Records supplied —
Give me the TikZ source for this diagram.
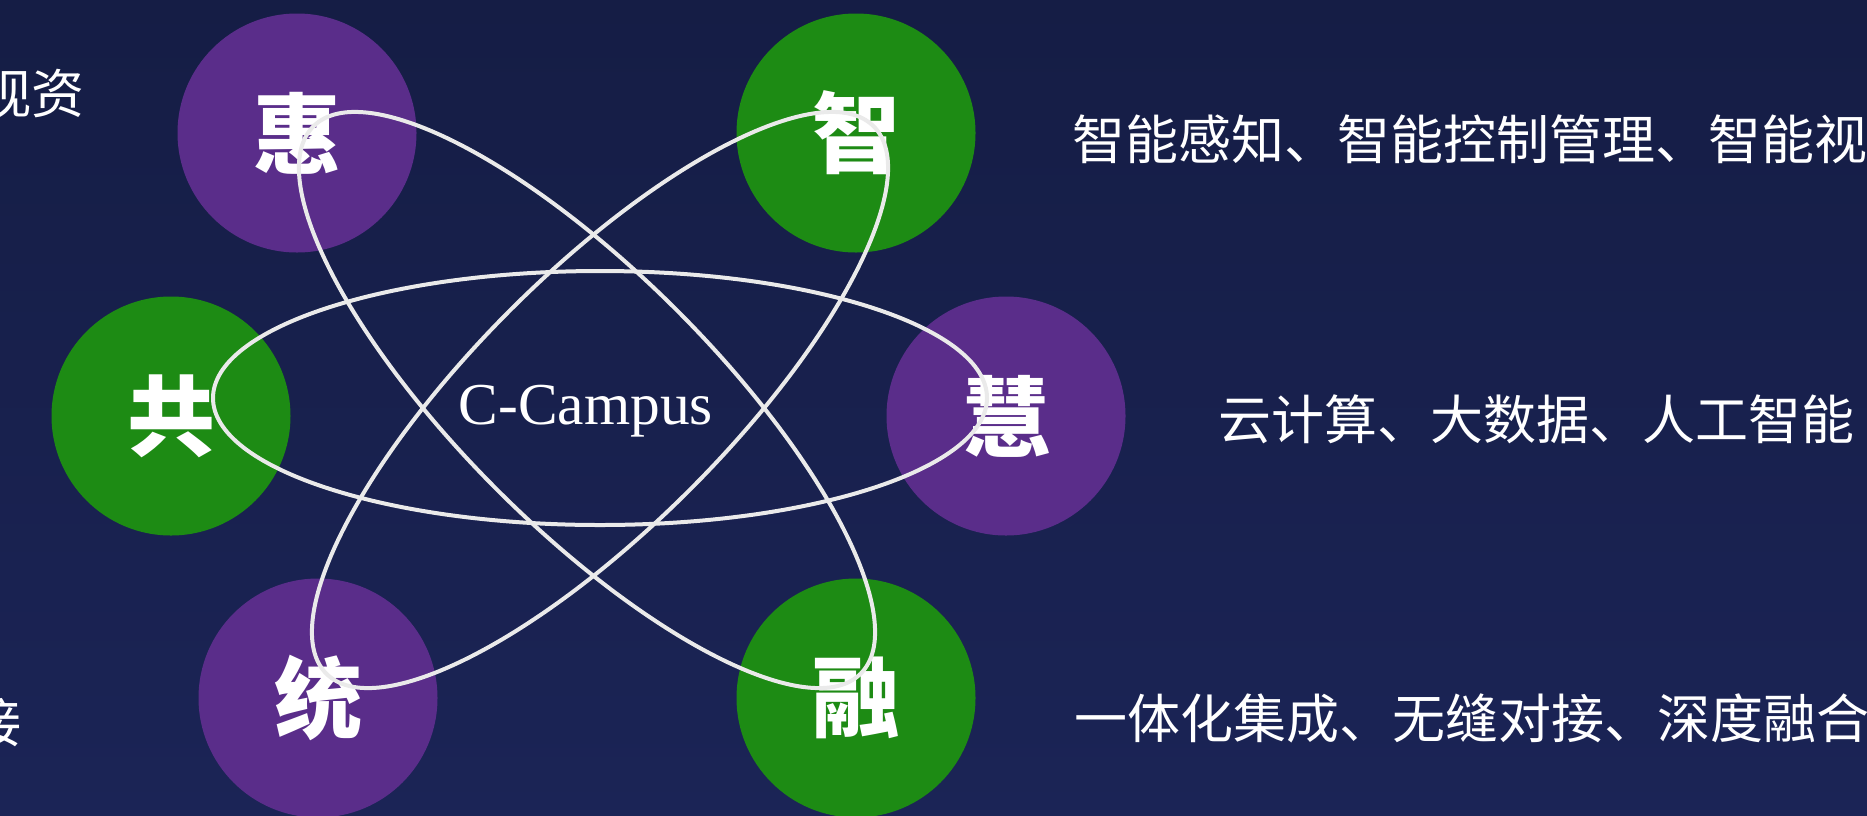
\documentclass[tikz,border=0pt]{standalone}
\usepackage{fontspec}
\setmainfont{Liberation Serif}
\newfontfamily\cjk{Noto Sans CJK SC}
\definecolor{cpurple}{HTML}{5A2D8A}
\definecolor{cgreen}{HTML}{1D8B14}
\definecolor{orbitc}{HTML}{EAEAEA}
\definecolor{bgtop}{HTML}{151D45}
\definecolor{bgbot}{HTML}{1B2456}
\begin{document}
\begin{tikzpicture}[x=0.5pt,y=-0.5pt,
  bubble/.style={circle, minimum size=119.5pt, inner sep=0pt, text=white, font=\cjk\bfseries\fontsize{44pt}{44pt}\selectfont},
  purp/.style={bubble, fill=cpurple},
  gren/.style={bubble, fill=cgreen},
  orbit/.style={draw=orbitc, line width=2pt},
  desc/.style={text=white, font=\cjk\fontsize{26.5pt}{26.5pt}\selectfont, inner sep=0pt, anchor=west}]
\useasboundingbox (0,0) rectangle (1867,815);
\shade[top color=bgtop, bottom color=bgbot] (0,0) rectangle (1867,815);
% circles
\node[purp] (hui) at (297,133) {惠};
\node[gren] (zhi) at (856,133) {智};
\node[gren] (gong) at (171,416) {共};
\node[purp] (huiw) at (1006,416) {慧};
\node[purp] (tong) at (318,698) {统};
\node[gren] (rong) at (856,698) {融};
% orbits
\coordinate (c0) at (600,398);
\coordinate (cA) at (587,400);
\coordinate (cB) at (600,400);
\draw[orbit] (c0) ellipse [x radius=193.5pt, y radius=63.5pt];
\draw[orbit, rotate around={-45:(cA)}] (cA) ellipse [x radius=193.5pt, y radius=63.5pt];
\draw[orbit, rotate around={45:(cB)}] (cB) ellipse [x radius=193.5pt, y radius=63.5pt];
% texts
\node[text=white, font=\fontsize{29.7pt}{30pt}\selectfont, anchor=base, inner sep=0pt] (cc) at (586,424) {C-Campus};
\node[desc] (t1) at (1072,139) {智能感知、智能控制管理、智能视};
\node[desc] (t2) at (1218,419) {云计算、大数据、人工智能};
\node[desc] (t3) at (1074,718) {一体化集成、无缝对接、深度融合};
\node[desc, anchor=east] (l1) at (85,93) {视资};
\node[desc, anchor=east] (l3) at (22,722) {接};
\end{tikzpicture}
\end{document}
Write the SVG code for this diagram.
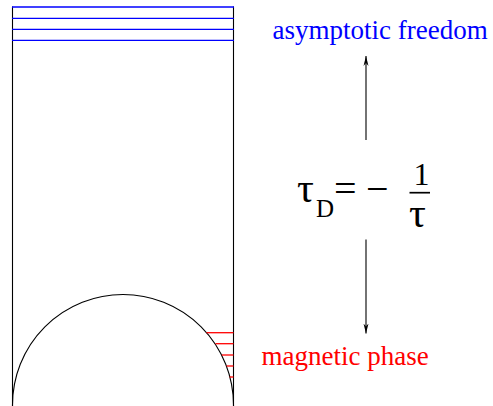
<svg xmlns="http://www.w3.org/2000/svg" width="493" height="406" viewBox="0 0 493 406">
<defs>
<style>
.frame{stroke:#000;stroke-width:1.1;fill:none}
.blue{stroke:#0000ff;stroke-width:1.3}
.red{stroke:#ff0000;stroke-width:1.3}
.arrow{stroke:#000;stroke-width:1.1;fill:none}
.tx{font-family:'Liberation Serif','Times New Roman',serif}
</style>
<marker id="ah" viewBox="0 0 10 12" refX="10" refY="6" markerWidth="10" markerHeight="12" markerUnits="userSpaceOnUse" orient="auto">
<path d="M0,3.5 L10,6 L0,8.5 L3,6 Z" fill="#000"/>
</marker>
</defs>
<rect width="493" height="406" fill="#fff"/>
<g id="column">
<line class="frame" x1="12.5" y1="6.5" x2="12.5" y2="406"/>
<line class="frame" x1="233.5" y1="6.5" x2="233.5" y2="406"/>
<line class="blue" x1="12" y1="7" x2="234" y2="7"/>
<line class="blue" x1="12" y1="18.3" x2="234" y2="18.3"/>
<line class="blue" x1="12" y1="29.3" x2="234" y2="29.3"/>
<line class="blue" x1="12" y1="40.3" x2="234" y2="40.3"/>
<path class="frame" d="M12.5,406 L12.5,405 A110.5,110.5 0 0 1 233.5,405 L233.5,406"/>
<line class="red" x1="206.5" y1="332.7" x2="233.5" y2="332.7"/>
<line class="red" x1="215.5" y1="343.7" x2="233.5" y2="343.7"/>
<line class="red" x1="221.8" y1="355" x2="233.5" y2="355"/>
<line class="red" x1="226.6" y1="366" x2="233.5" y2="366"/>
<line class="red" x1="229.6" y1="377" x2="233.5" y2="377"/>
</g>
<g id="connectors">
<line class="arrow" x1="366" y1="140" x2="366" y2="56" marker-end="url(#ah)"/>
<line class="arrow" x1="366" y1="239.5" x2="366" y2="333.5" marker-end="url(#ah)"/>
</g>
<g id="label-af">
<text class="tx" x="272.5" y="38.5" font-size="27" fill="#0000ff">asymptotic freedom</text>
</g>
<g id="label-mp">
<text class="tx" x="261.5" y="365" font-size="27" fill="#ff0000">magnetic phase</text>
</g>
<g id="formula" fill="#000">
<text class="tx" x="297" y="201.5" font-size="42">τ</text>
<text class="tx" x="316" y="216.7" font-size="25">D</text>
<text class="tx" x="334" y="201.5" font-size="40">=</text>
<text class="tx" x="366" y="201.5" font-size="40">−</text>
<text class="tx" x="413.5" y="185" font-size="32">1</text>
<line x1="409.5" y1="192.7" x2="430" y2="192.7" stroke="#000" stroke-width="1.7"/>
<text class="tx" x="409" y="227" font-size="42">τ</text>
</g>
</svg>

Task details — Write out the listing above again, exactly, but with no pictures in the copy.

Written response —
Give me the TikZ source for this diagram.
\documentclass[tikz,border=0pt]{standalone}
\usepackage{fontspec}
\setmainfont{Liberation Serif}
\newfontfamily\cjk{Noto Sans CJK SC}
\definecolor{cpurple}{HTML}{5A2D8A}
\definecolor{cgreen}{HTML}{1D8B14}
\definecolor{orbitc}{HTML}{EAEAEA}
\definecolor{bgtop}{HTML}{151D45}
\definecolor{bgbot}{HTML}{1B2456}
\begin{document}
\begin{tikzpicture}[x=0.5pt,y=-0.5pt,
  bubble/.style={circle, minimum size=119.5pt, inner sep=0pt, text=white, font=\cjk\bfseries\fontsize{44pt}{44pt}\selectfont},
  purp/.style={bubble, fill=cpurple},
  gren/.style={bubble, fill=cgreen},
  orbit/.style={draw=orbitc, line width=2pt},
  desc/.style={text=white, font=\cjk\fontsize{26.5pt}{26.5pt}\selectfont, inner sep=0pt, anchor=west}]
\useasboundingbox (0,0) rectangle (1867,815);
\shade[top color=bgtop, bottom color=bgbot] (0,0) rectangle (1867,815);
% circles
\node[purp] (hui) at (297,133) {惠};
\node[gren] (zhi) at (856,133) {智};
\node[gren] (gong) at (171,416) {共};
\node[purp] (huiw) at (1006,416) {慧};
\node[purp] (tong) at (318,698) {统};
\node[gren] (rong) at (856,698) {融};
% orbits
\coordinate (c0) at (600,398);
\coordinate (cA) at (587,400);
\coordinate (cB) at (600,400);
\draw[orbit] (c0) ellipse [x radius=193.5pt, y radius=63.5pt];
\draw[orbit, rotate around={-45:(cA)}] (cA) ellipse [x radius=193.5pt, y radius=63.5pt];
\draw[orbit, rotate around={45:(cB)}] (cB) ellipse [x radius=193.5pt, y radius=63.5pt];
% texts
\node[text=white, font=\fontsize{29.7pt}{30pt}\selectfont, anchor=base, inner sep=0pt] (cc) at (586,424) {C-Campus};
\node[desc] (t1) at (1072,139) {智能感知、智能控制管理、智能视};
\node[desc] (t2) at (1218,419) {云计算、大数据、人工智能};
\node[desc] (t3) at (1074,718) {一体化集成、无缝对接、深度融合};
\node[desc, anchor=east] (l1) at (85,93) {视资};
\node[desc, anchor=east] (l3) at (22,722) {接};
\end{tikzpicture}
\end{document}
Write the SVG code for this diagram.
<svg xmlns="http://www.w3.org/2000/svg" width="493" height="406" viewBox="0 0 493 406">
<defs>
<style>
.frame{stroke:#000;stroke-width:1.1;fill:none}
.blue{stroke:#0000ff;stroke-width:1.3}
.red{stroke:#ff0000;stroke-width:1.3}
.arrow{stroke:#000;stroke-width:1.1;fill:none}
.tx{font-family:'Liberation Serif','Times New Roman',serif}
</style>
<marker id="ah" viewBox="0 0 10 12" refX="10" refY="6" markerWidth="10" markerHeight="12" markerUnits="userSpaceOnUse" orient="auto">
<path d="M0,3.5 L10,6 L0,8.5 L3,6 Z" fill="#000"/>
</marker>
</defs>
<rect width="493" height="406" fill="#fff"/>
<g id="column">
<line class="frame" x1="12.5" y1="6.5" x2="12.5" y2="406"/>
<line class="frame" x1="233.5" y1="6.5" x2="233.5" y2="406"/>
<line class="blue" x1="12" y1="7" x2="234" y2="7"/>
<line class="blue" x1="12" y1="18.3" x2="234" y2="18.3"/>
<line class="blue" x1="12" y1="29.3" x2="234" y2="29.3"/>
<line class="blue" x1="12" y1="40.3" x2="234" y2="40.3"/>
<path class="frame" d="M12.5,406 L12.5,405 A110.5,110.5 0 0 1 233.5,405 L233.5,406"/>
<line class="red" x1="206.5" y1="332.7" x2="233.5" y2="332.7"/>
<line class="red" x1="215.5" y1="343.7" x2="233.5" y2="343.7"/>
<line class="red" x1="221.8" y1="355" x2="233.5" y2="355"/>
<line class="red" x1="226.6" y1="366" x2="233.5" y2="366"/>
<line class="red" x1="229.6" y1="377" x2="233.5" y2="377"/>
</g>
<g id="connectors">
<line class="arrow" x1="366" y1="140" x2="366" y2="56" marker-end="url(#ah)"/>
<line class="arrow" x1="366" y1="239.5" x2="366" y2="333.5" marker-end="url(#ah)"/>
</g>
<g id="label-af">
<text class="tx" x="272.5" y="38.5" font-size="27" fill="#0000ff">asymptotic freedom</text>
</g>
<g id="label-mp">
<text class="tx" x="261.5" y="365" font-size="27" fill="#ff0000">magnetic phase</text>
</g>
<g id="formula" fill="#000">
<text class="tx" x="297" y="201.5" font-size="42">τ</text>
<text class="tx" x="316" y="216.7" font-size="25">D</text>
<text class="tx" x="334" y="201.5" font-size="40">=</text>
<text class="tx" x="366" y="201.5" font-size="40">−</text>
<text class="tx" x="413.5" y="185" font-size="32">1</text>
<line x1="409.5" y1="192.7" x2="430" y2="192.7" stroke="#000" stroke-width="1.7"/>
<text class="tx" x="409" y="227" font-size="42">τ</text>
</g>
</svg>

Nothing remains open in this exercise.